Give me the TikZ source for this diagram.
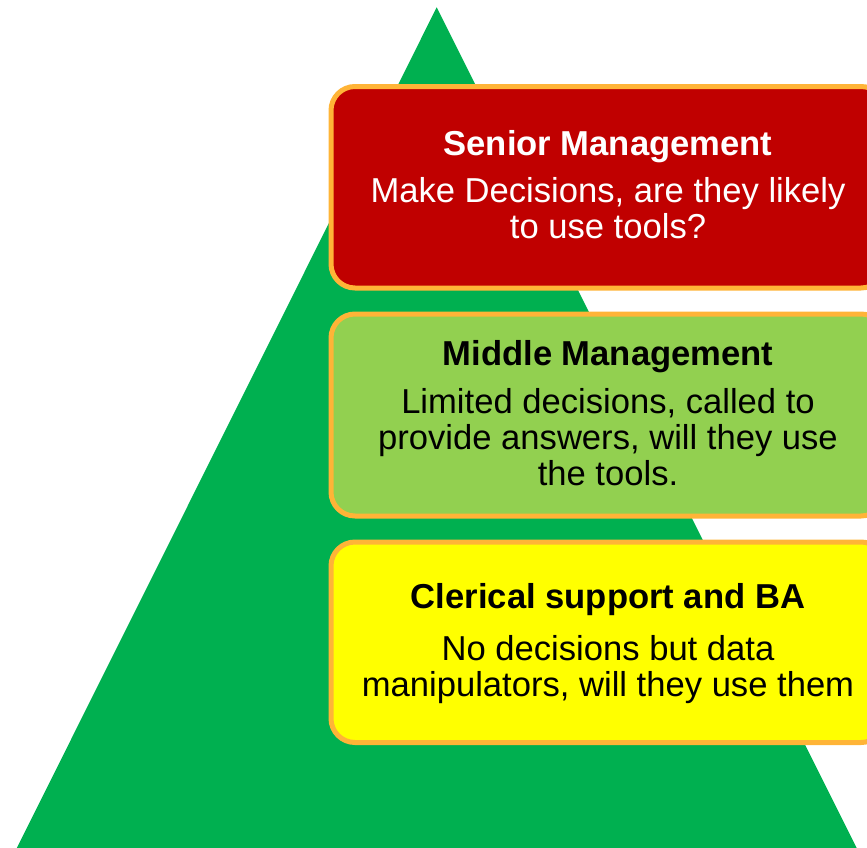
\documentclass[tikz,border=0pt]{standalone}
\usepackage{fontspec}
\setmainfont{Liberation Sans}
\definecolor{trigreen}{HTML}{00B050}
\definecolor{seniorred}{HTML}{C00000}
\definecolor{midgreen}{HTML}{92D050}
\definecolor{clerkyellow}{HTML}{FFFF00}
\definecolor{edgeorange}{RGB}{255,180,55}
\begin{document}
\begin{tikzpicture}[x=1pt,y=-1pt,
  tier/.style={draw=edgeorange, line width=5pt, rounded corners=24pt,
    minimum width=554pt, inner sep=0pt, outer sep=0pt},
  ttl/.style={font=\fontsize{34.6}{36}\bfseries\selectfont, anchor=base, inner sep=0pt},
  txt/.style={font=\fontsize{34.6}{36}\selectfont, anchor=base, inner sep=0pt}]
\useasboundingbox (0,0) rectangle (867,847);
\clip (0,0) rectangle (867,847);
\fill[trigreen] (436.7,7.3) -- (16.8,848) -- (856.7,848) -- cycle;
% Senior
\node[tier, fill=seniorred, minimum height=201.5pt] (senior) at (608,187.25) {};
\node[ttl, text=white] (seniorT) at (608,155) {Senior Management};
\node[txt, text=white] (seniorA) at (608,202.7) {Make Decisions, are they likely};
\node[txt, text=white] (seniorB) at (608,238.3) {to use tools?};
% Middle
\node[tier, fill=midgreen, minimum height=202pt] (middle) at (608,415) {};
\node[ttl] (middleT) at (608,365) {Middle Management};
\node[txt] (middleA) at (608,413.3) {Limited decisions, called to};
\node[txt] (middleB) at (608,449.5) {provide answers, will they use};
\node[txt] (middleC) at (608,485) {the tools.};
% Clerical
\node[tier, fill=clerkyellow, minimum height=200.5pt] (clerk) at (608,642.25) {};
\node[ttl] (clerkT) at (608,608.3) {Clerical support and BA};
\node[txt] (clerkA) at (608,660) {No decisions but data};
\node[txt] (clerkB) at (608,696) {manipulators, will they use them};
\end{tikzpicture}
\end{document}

* * *

WHAT TO WORK ON
Reproduce all of the material above word for word. Omit the pictures.

RESULT
Give me the TikZ source for this diagram.
\documentclass[tikz,border=0pt]{standalone}
\usepackage{fontspec}
\setmainfont{Liberation Sans}
\definecolor{trigreen}{HTML}{00B050}
\definecolor{seniorred}{HTML}{C00000}
\definecolor{midgreen}{HTML}{92D050}
\definecolor{clerkyellow}{HTML}{FFFF00}
\definecolor{edgeorange}{RGB}{255,180,55}
\begin{document}
\begin{tikzpicture}[x=1pt,y=-1pt,
  tier/.style={draw=edgeorange, line width=5pt, rounded corners=24pt,
    minimum width=554pt, inner sep=0pt, outer sep=0pt},
  ttl/.style={font=\fontsize{34.6}{36}\bfseries\selectfont, anchor=base, inner sep=0pt},
  txt/.style={font=\fontsize{34.6}{36}\selectfont, anchor=base, inner sep=0pt}]
\useasboundingbox (0,0) rectangle (867,847);
\clip (0,0) rectangle (867,847);
\fill[trigreen] (436.7,7.3) -- (16.8,848) -- (856.7,848) -- cycle;
% Senior
\node[tier, fill=seniorred, minimum height=201.5pt] (senior) at (608,187.25) {};
\node[ttl, text=white] (seniorT) at (608,155) {Senior Management};
\node[txt, text=white] (seniorA) at (608,202.7) {Make Decisions, are they likely};
\node[txt, text=white] (seniorB) at (608,238.3) {to use tools?};
% Middle
\node[tier, fill=midgreen, minimum height=202pt] (middle) at (608,415) {};
\node[ttl] (middleT) at (608,365) {Middle Management};
\node[txt] (middleA) at (608,413.3) {Limited decisions, called to};
\node[txt] (middleB) at (608,449.5) {provide answers, will they use};
\node[txt] (middleC) at (608,485) {the tools.};
% Clerical
\node[tier, fill=clerkyellow, minimum height=200.5pt] (clerk) at (608,642.25) {};
\node[ttl] (clerkT) at (608,608.3) {Clerical support and BA};
\node[txt] (clerkA) at (608,660) {No decisions but data};
\node[txt] (clerkB) at (608,696) {manipulators, will they use them};
\end{tikzpicture}
\end{document}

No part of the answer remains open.